Recently I spent an extended afternoon with Jennifer. Let me say this: there's no one in the education world where 4 hours of ed talk can be so enlightening - and mind wrenching - and thought provoking. One of the sad parts of our conversation was that her anonymity was interferring with her meeting too many people. It was clear she was planning an exit strategy from anonymity. The time frame seems to have been speeded up a bit.
There's a lot of areas where we agree and many where we don't. But don't be surprised if the crazies at the DOE who disparage Jennifer's exposure of their stats as biased go even further in attacking her for knowing the "wrong" people.
I personally pooh pooh research with an attitude of "Don' need no stinkin' research" to tell me what I instinctively know as a teacher. Like forget the class size research, even though the Tennessee study validates low class sizes. All teachers will point to class size as a major issue. But without research, what would all the researchers in education do? And all the pundits?
From the day I met Jennifer 4 years ago at a Walton HS (in the Bronx) press conference where the addition of small schools to an overcrowded building was an issue, I was impressed by the depth of knowledge of just about every ed issue out there. And the way she approached issues from the dual perspective of a researcher and a teacher.
She doesn't like to talk much about it but she did have some teaching experience in an urban setting and though brief, it was enough to inform her with a "teacher" mentality and that is how she approaches many issues. Thus, at no point will you find any hint of the teacher bashing that goes on amongst so many pundits. Maybe that is what upsets the DOE about her.
I remember telling people who bash the younger generation that with people like Jennifer there was a lot of hope. When I told her about ICE, she expressed interest in observing meetings as part of her research to see what it was all about. At that time ICE spent a lot of time debating education issues which many of us found more interesting than UFT electoral and caucus politics. She also recorded a special well-attended event we held at the old Stuyvesant building on small schools a few years ago.
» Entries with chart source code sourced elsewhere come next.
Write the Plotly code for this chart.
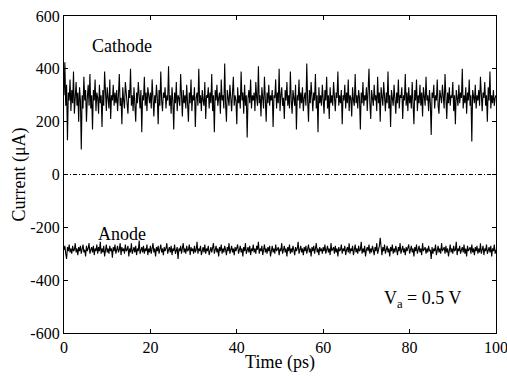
import plotly.graph_objects as go

cathode = [
    300, 425, 260, 340, 130, 310, 280, 360, 240, 320, 270, 390, 230, 300, 350, 260, 310, 200, 330, 280,
    95, 300, 250, 370, 280, 320, 200, 290, 340, 260, 380, 250, 300, 170, 320, 280, 360, 240, 310, 290,
    230, 340, 270, 300, 180, 320, 260, 390, 280, 240, 330, 290, 250, 360, 210, 300, 280, 340, 260, 310,
    270, 320, 240, 300, 380, 260, 290, 190, 330, 280, 250, 350, 300, 270, 230, 320, 290, 400, 260, 300,
    240, 330, 280, 200, 310, 270, 350, 290, 250, 320, 160, 300, 280, 370, 260, 310, 240, 330, 290, 270,
    310, 250, 360, 280, 220, 300, 270, 340, 290, 190, 320, 260, 390, 280, 240, 310, 290, 330, 250, 300,
    280, 410, 260, 300, 230, 330, 280, 170, 310, 270, 350, 240, 300, 290, 260, 380, 280, 220, 320, 270,
    300, 250, 340, 290, 200, 310, 270, 360, 240, 300, 280, 330, 180, 290, 310, 260, 400, 270, 300, 240,
    320, 280, 260, 350, 210, 300, 290, 330, 250, 310, 270, 380, 240, 300, 160, 320, 280, 340, 260, 290,
    310, 230, 360, 280, 300, 250, 420, 270, 200, 320, 290, 260, 340, 280, 240, 310, 370, 260, 300, 280,
    190, 330, 270, 300, 250, 390, 280, 310, 230, 340, 260, 300, 140, 290, 320, 270, 360, 250, 300, 280,
    310, 240, 350, 290, 260, 410, 270, 300, 220, 330, 280, 250, 370, 290, 200, 310, 270, 340, 260, 300,
    280, 320, 180, 300, 290, 360, 250, 310, 270, 400, 240, 300, 330, 260, 290, 210, 320, 280, 350, 260,
    300, 250, 390, 280, 230, 320, 290, 260, 340, 170, 300, 280, 360, 250, 310, 270, 330, 240, 290, 310,
    260, 420, 280, 200, 320, 270, 350, 290, 240, 310, 280, 380, 250, 300, 160, 330, 270, 300, 260, 340,
    290, 230, 320, 280, 370, 250, 300, 210, 330, 270, 300, 260, 350, 280, 240, 310, 290, 390, 260, 300,
    270, 320, 190, 300, 280, 340, 250, 310, 270, 360, 240, 300, 290, 220, 330, 280, 260, 380, 270, 300,
    250, 320, 290, 170, 310, 270, 350, 260, 300, 280, 330, 240, 300, 400, 270, 210, 320, 290, 260, 340,
    280, 300, 240, 370, 270, 310, 200, 330, 280, 260, 350, 290, 240, 310, 270, 390, 250, 300, 180, 320,
    290, 260, 340, 280, 230, 310, 270, 360, 250, 300, 290, 330, 210, 300, 280, 380, 260, 310, 240, 330,
    270, 300, 250, 350, 290, 190, 320, 280, 360, 240, 300, 270, 340, 260, 310, 220, 330, 290, 260, 370,
    280, 300, 240, 320, 270, 150, 310, 290, 340, 250, 300, 280, 360, 260, 230, 320, 290, 270, 340, 300,
    250, 380, 280, 210, 310, 270, 330, 260, 300, 290, 350, 240, 300, 190, 320, 280, 260, 340, 270, 310,
    290, 400, 250, 300, 270, 330, 230, 310, 280, 360, 260, 300, 125, 320, 290, 270, 340, 250, 300, 280,
    320, 260, 370, 280, 240, 310, 290, 350, 260, 300, 200, 330, 280, 390, 250, 300, 270, 320, 260, 290,
    300,
]

anode = [
    -285, -270, -300, -320, -275, -290, -265, -295, -280, -300, -270, -290, -285, -260, -295, -280, -305, -275, -290, -270,
    -300, -280, -265, -295, -285, -310, -270, -290, -280, -260, -300, -285, -275, -295, -270, -305, -280, -290, -265, -300,
    -275, -290, -255, -300, -280, -295, -270, -310, -285, -265, -295, -280, -300, -270, -290, -280, -315, -275, -290, -265,
    -300, -280, -270, -295, -285, -260, -305, -275, -290, -280, -300, -265, -290, -285, -270, -310, -280, -295, -260, -300,
    -285, -275, -295, -270, -305, -280, -290, -250, -300, -285, -275, -295, -270, -300, -280, -290, -265, -305, -280, -295,
    -270, -300, -285, -260, -295, -280, -310, -275, -290, -270, -300, -285, -265, -295, -280, -305, -275, -290, -280, -260,
    -300, -285, -275, -295, -270, -305, -280, -290, -265, -300, -285, -275, -320, -280, -290, -270, -300, -285, -260, -295,
    -280, -300, -270, -290, -285, -265, -305, -275, -290, -280, -300, -270, -295, -285, -255, -300, -280, -290, -270, -305,
    -285, -275, -295, -265, -300, -280, -290, -270, -305, -285, -275, -295, -280, -260, -300, -285, -270, -295, -280, -310,
    -275, -290, -265, -300, -280, -295, -270, -285, -305, -275, -290, -260, -300, -285, -270, -295, -280, -305, -275, -290,
    -280, -265, -300, -285, -270, -295, -280, -310, -275, -290, -260, -300, -285, -275, -295, -270, -305, -280, -290, -265,
    -295, -280, -300, -270, -285, -255, -300, -280, -290, -270, -305, -285, -265, -295, -280, -300, -275, -290, -270, -310,
    -285, -270, -295, -280, -300, -265, -290, -285, -275, -305, -280, -290, -260, -300, -285, -270, -295, -280, -310, -275,
    -290, -265, -300, -280, -295, -270, -285, -305, -275, -290, -280, -255, -300, -285, -270, -295, -280, -305, -275, -290,
    -270, -300, -285, -265, -295, -280, -310, -275, -290, -270, -300, -285, -260, -295, -280, -305, -275, -290, -280, -300,
    -275, -290, -265, -300, -285, -270, -295, -280, -305, -260, -290, -285, -275, -300, -270, -295, -280, -310, -275, -290,
    -285, -265, -300, -280, -290, -270, -305, -285, -275, -295, -260, -300, -280, -290, -270, -305, -285, -265, -295, -280,
    -300, -270, -290, -285, -255, -300, -280, -295, -270, -310, -285, -275, -290, -265, -300, -280, -295, -270, -285, -305,
    -275, -290, -260, -300, -285, -270, -240, -280, -305, -275, -290, -265, -300, -285, -270, -295, -280, -310, -275, -290,
    -265, -300, -280, -295, -270, -285, -305, -275, -290, -260, -300, -285, -270, -295, -280, -305, -275, -290, -280, -265,
    -300, -285, -270, -295, -280, -310, -275, -290, -265, -300, -285, -270, -295, -280, -305, -260, -290, -285, -275, -300,
    -280, -295, -270, -290, -285, -320, -275, -300, -280, -290, -265, -305, -285, -270, -295, -280, -300, -260, -290, -285,
    -275, -300, -270, -295, -280, -310, -285, -265, -295, -280, -300, -270, -290, -285, -255, -305, -280, -290, -270, -300,
    -285, -275, -295, -265, -300, -280, -310, -270, -290, -285, -275, -300, -265, -295, -280, -305, -275, -290, -270, -300,
    -280, -295, -260, -300, -285, -270, -305, -280, -290, -265, -300, -285, -275, -295, -270, -310, -280, -290, -265, -300,
    -285,
]

time = [i * 0.2 for i in range(len(cathode))]
zero_line_x = [0, 100]
zero_line_y = [0, 0]

x_ticks = [0, 20, 40, 60, 80, 100]
x_tick_labels = ["0", "20", "40", "60", "80", "100"]
y_ticks = [-600, -400, -200, 0, 200, 400, 600]
y_tick_labels = ["-600", "-400", "-200", "0", "200", "400", "600"]

FONT = "Liberation Serif, Times New Roman, serif"

fig = go.Figure()
fig.add_trace(go.Scatter(x=time, y=cathode, mode="lines",
                         line=dict(color="black", width=1.1), showlegend=False))
fig.add_trace(go.Scatter(x=time, y=anode, mode="lines",
                         line=dict(color="black", width=1.1), showlegend=False))
fig.add_trace(go.Scatter(x=zero_line_x, y=zero_line_y, mode="lines",
                         line=dict(color="black", width=1, dash="4px,2px,1px,2px"),
                         showlegend=False))

axis_common = dict(showgrid=False, zeroline=False, showline=True, linecolor="black",
                   linewidth=1.2, mirror="allticks", ticks="inside", ticklen=4,
                   tickcolor="black", automargin=False, ticklabeloverflow="allow",
                   tickfont=dict(family=FONT, size=16, color="black"))

fig.update_xaxes(range=[0, 100], tickvals=x_ticks, ticktext=x_tick_labels,
                 title=dict(text="Time (ps)", font=dict(family=FONT, size=18, color="black"),
                            standoff=0),
                 **axis_common)
fig.update_yaxes(range=[-600, 600], tickvals=y_ticks, ticktext=y_tick_labels,
                 title=dict(text="Current (μA)", font=dict(family=FONT, size=18, color="black"),
                            standoff=0),
                 **axis_common)

fig.add_annotation(x=6, y=485, text="Cathode", showarrow=False, xanchor="left",
                   font=dict(family=FONT, size=18, color="black"))
fig.add_annotation(x=7.5, y=-225, text="Anode", showarrow=False, xanchor="left",
                   font=dict(family=FONT, size=18, color="black"))
fig.add_annotation(x=73.5, y=-475, text="V<sub>a</sub> = 0.5 V", showarrow=False,
                   xanchor="left", font=dict(family=FONT, size=18, color="black"))

fig.update_layout(width=507, height=376, paper_bgcolor="white", plot_bgcolor="white",
                  margin=dict(l=64, r=11, t=16, b=43), font=dict(family=FONT, color="black"))

fig.write_html("out.html", config={"displayModeBar": False},
               post_script="document.body.style.margin='0';document.body.style.overflow='hidden';")
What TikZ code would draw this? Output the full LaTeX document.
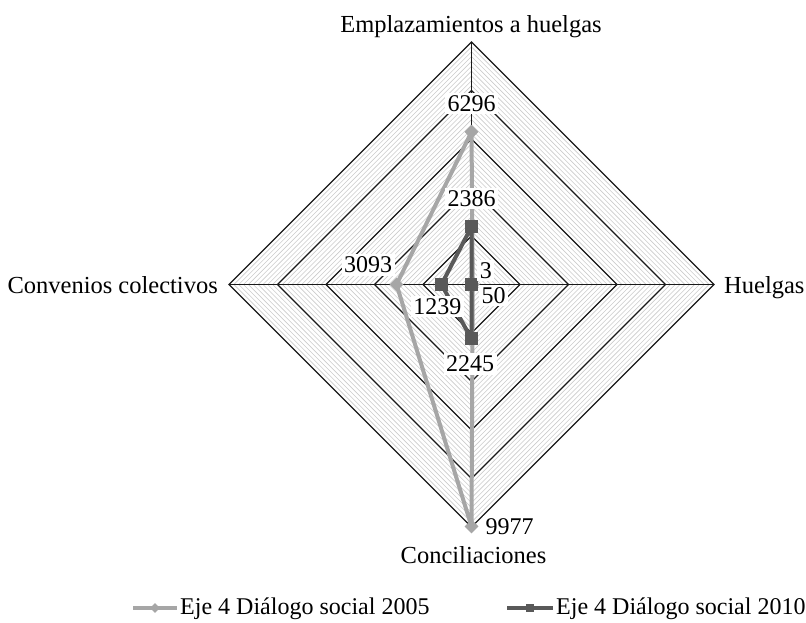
\documentclass[tikz,border=0pt]{standalone}
\usepackage{fontspec}
\setmainfont{Liberation Serif}
\usetikzlibrary{shapes.geometric,calc}
\definecolor{cfive}{HTML}{A6A6A6}
\definecolor{cten}{HTML}{595959}
\definecolor{cminor}{HTML}{CBCBCB}
\begin{document}
\begin{tikzpicture}[x=1pt,y=-1pt,
  minorline/.style={draw=cminor,line width=0.6pt},
  majorline/.style={draw=black!90,line width=1.2pt},
  linefive/.style={draw=cfive,line width=4pt,line join=round},
  lineten/.style={draw=cten,line width=4pt,line join=round},
  mkfive/.style={diamond,fill=cfive,inner sep=0pt,minimum width=14pt,minimum height=14pt},
  mkten/.style={rectangle,fill=cten,inner sep=0pt,minimum size=13pt},
  lgfive/.style={diamond,fill=cfive,inner sep=0pt,minimum width=10pt,minimum height=10pt},
  lgten/.style={rectangle,fill=cten,inner sep=0pt,minimum size=8pt},
  lbl/.style={fill=white,inner sep=2.5pt,font=\fontsize{24}{28}\selectfont},
  axl/.style={inner sep=0pt,font=\fontsize{24.5}{29}\selectfont},
  lgl/.style={inner sep=0pt,font=\fontsize{24}{28}\selectfont}]
\useasboundingbox (0,0) rectangle (806,622);
\coordinate (c) at (471.5,284.5);
\def\R{242.5}
\pgfmathsetmacro\k{\R/10000}
% minor grid
\foreach \i in {1,...,49}{
  \pgfmathsetmacro\r{\i*\R/50}
  \draw[minorline] ($(c)+(0,-\r)$) -- ($(c)+(\r,0)$) -- ($(c)+(0,\r)$) -- ($(c)+(-\r,0)$) -- cycle;
}
% major grid
\foreach \i in {1,...,5}{
  \pgfmathsetmacro\r{\i*\R/5}
  \draw[majorline] ($(c)+(0,-\r)$) -- ($(c)+(\r,0)$) -- ($(c)+(0,\r)$) -- ($(c)+(-\r,0)$) -- cycle;
}
\coordinate (T) at ($(c)+(0,-\R)$);
\coordinate (B) at ($(c)+(0,\R)$);
\coordinate (L) at ($(c)+(-\R,0)$);
\coordinate (Rt) at ($(c)+(\R,0)$);
\draw[majorline] (T) -- (B);
\draw[majorline] (L) -- (Rt);
% data positions
\coordinate (pfe) at ($(c)+(0,-6296*\k)$);
\coordinate (pfh) at ($(c)+(50*\k,0)$);
\coordinate (pfk) at ($(c)+(0,9977*\k)$);
\coordinate (pfv) at ($(c)+(-3093*\k,0)$);
\coordinate (pte) at ($(c)+(0,-2386*\k)$);
\coordinate (pth) at ($(c)+(3*\k,0)$);
\coordinate (ptk) at ($(c)+(0,2245*\k)$);
\coordinate (ptv) at ($(c)+(-1239*\k,0)$);
\draw[linefive] (pfe) -- (pfh) -- (pfk) -- (pfv) -- cycle;
\draw[lineten] (pte) -- (pth) -- (ptk) -- (ptv) -- cycle;
\node[mkfive] (mfe) at (pfe) {};
\node[mkfive] (mfh) at (pfh) {};
\node[mkfive] (mfk) at (pfk) {};
\node[mkfive] (mfv) at (pfv) {};
\node[mkten] (mte) at (pte) {};
\node[mkten] (mth) at (pth) {};
\node[mkten] (mtk) at (ptk) {};
\node[mkten] (mtv) at (ptv) {};
% value labels
\node[lbl] (vfe) at ($(mfe)+(0,-28)$) {6296};
\node[lbl] (vfh) at ($(mfh)+(20.8,11)$) {50};
\node[lbl] (vfk) at ($(mfk)+(38,0)$) {9977};
\node[lbl] (vfv) at ($(mfv)+(-28.5,-19.5)$) {3093};
\node[lbl] (vte) at ($(mte)+(0,-28.5)$) {2386};
\node[lbl] (vth) at ($(mth)+(14.4,-14)$) {3};
\node[lbl] (vtk) at ($(mtk)+(-1.5,25)$) {2245};
\node[lbl] (vtv) at ($(mtv)+(-4,22)$) {1239};
% axis labels
\node[axl,anchor=base] (aT) at (471,32) {Emplazamientos a huelgas};
\node[axl,anchor=base west] (aR) at (724,293) {Huelgas};
\node[axl,anchor=base east] (aL) at (218,293) {Convenios colectivos};
\node[axl,anchor=base] (aB) at (473.5,563) {Conciliaciones};
% legend
\coordinate (lfa) at (133,608);
\coordinate (lfb) at (177,608);
\draw[draw=cfive,line width=3.5pt] (lfa) -- (lfb);
\node[lgfive] (lfm) at ($(lfa)!0.5!(lfb)$) {};
\node[lgl,anchor=base west] (lft) at (180,614) {Eje 4 Diálogo social 2005};
\coordinate (lta) at (507,608);
\coordinate (ltb) at (553,608);
\draw[draw=cten,line width=3.5pt] (lta) -- (ltb);
\node[lgten] (ltm) at ($(lta)!0.5!(ltb)$) {};
\node[lgl,anchor=base west] (ltt) at (556,614) {Eje 4 Diálogo social 2010};
\end{tikzpicture}
\end{document}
Last September I had lunch with Jennifer on the day the Broad prize was announced as being given to Bloomberg/Klein at a "Pain Quotidienne" in the Village. She had been sending me some of the wonderful research she was into and it seemed a shame it didn't have a wider audience. (I had even spoken at PEP meetings using some of her research which I fuzzed up enough to keep her anonymous.) The Ed notes blog was about a year old at the time and I offered to publish some of her work.
She raised the idea of doing her own blog but also her reservations about it as she expresses in the reveal announcement on her blog. We talked about the idea of going anonymous as many bloggers do. We also spent a lot of time discussing the teacher effectiveness/quality issue that day. (We disagree in some areas.)
A few days later she sent me the prototype of her blog and and I was impressed. She went public a few days after that with a week long series on teacher effectiveness (
worth reading again) that was very powerful.
I'm proud that Ed Notes was the first blog to announce her debut on her first day. Some major blogs plugged in the first day also. She got 300 hits that day.
By December, Education Week came calling with an offer to reach an even wider audience (she would not accept money.) There was never an expectation she would come under the kinds of attack she did for being anonymous." But the immediate impact she had was also unexpected.
Class Size Matters' Leonie Haimson is a good friend of Jennifer's and one afternoon after an event at Teachers College, I had the privilege of spending time with these two amazing ladies. Talk about brain power. Mine felt like a shriveling pea. When people ask why I am still doing this stuff 6 years after retiring, my answer is getting to know people like Leonie and Jennifer.
Leonie commented on her listserve soon after Jennifer's announcement:
Jennifer is beautiful and brilliant and it’s a relief not to have to keep her identity secret any more….She also did the seminal study of the “bubble kids” in Texas; see her study here and her WaPost oped here.
There will undoubtedly be many more pathbreaking studies to come – that is, if Bloomberg/Klein do not put out a hit against her.
Let’s hope her unmasking does not negatively affect her academic future!Amen! Jennifer's real concerns about her notoriety affecting her ability to work in the academic areas will be tested. My sense without knowing anything about that world is that she may find it helps. Plus, she has garnered enormous respect. (Jeez, the very idea that Leo Casey and I agree on anything is frightening.)
Eduwonkette is not all about dry research. Her cleverness, charm, and fabulous wit came along with it.
Leonie unwittingly played a role in introducing Jennifer to someone who became a good friend.
"Class size really DOES matter," Jennifer commented.